Come rompere allora questa omertà? In Francia, alcuni studiosi universitari di origine algerina stanno ora studiando l’argomento, come Ghania Mehalla che nel 2022 ha dedicato la sua tesi di laurea magistrale all’Università Paris-VIII a un’indagine sulle violenze sessuali commesse durante la guerra nella sua regione natale della Grande Kabylie. In particolare nei villaggi di Mira e Abizar, vicino a Tizi Ouzou. “Le donne hanno accettato di parlarmi perché mi conoscevano”, spiega. Quando si trattava di parlare concretamente di questi stupri, mi raccontavano la storia di “un’altra donna”, ma era la loro, perché ancora oggi, in Algeria, una donna violentata porta disonore alla famiglia”.

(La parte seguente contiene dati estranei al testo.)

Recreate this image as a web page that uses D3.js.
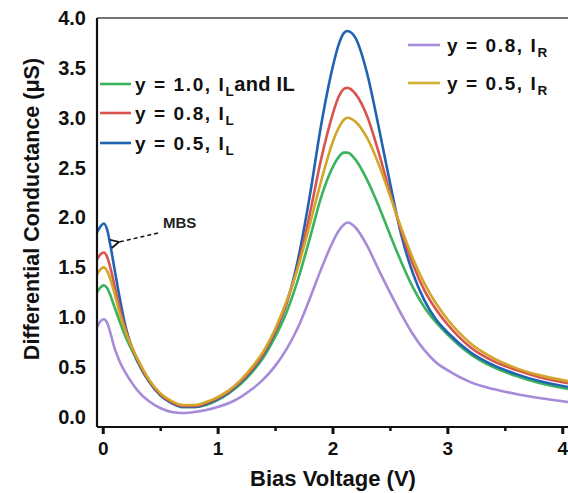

Niente fermava questi uomini
Per disgustare i paracadutisti, le donne algerine si coprivano il viso con escrementi. Ma nulla fermava gli stupratori. Ghania Mehalla racconta il caso di una giovane donna, rimasta incinta a seguito di uno stupro, che ha soffocato il suo bambino alla nascita. “Se il bambino non esiste, lo stupro non esiste”, spiega. Dopo la guerra, alcuni militari hanno cercato di testimoniare per liberarsi la coscienza. Invano. Queste violenze non interessavano più a nessuno. Bisognava dimenticare l’Algeria. Gli stupri durante il conflitto algerino sono stati commessi solo dall’esercito francese? Cosa si sa di quelli commessi dagli algerini sui harkis o sugli europei? “Sono meno documentati”, sottolinea Claire Mauss-Copeaux. Da un lato, perché il governo algerino ha sempre rifiutato di aprire il dossier degli stupri, che rimangono un tabù. Dall’altro, perché alcuni racconti dei pieds-noirs si sono rivelati falsi, come il caso delle donne incinte sventrate durante i massacri del 20 agosto 1955 nella regione di Costantina.

E anche perché, conclude Tramor Quemeneur, “per l’Algeria, tornare su questa guerra significa anche interrogarsi sulla propria storia… e in particolare sulla guerra civile che, a partire dal 1991, è stata teatro di innumerevoli stupri”. Il tabù è quindi lungi dall’essere infranto.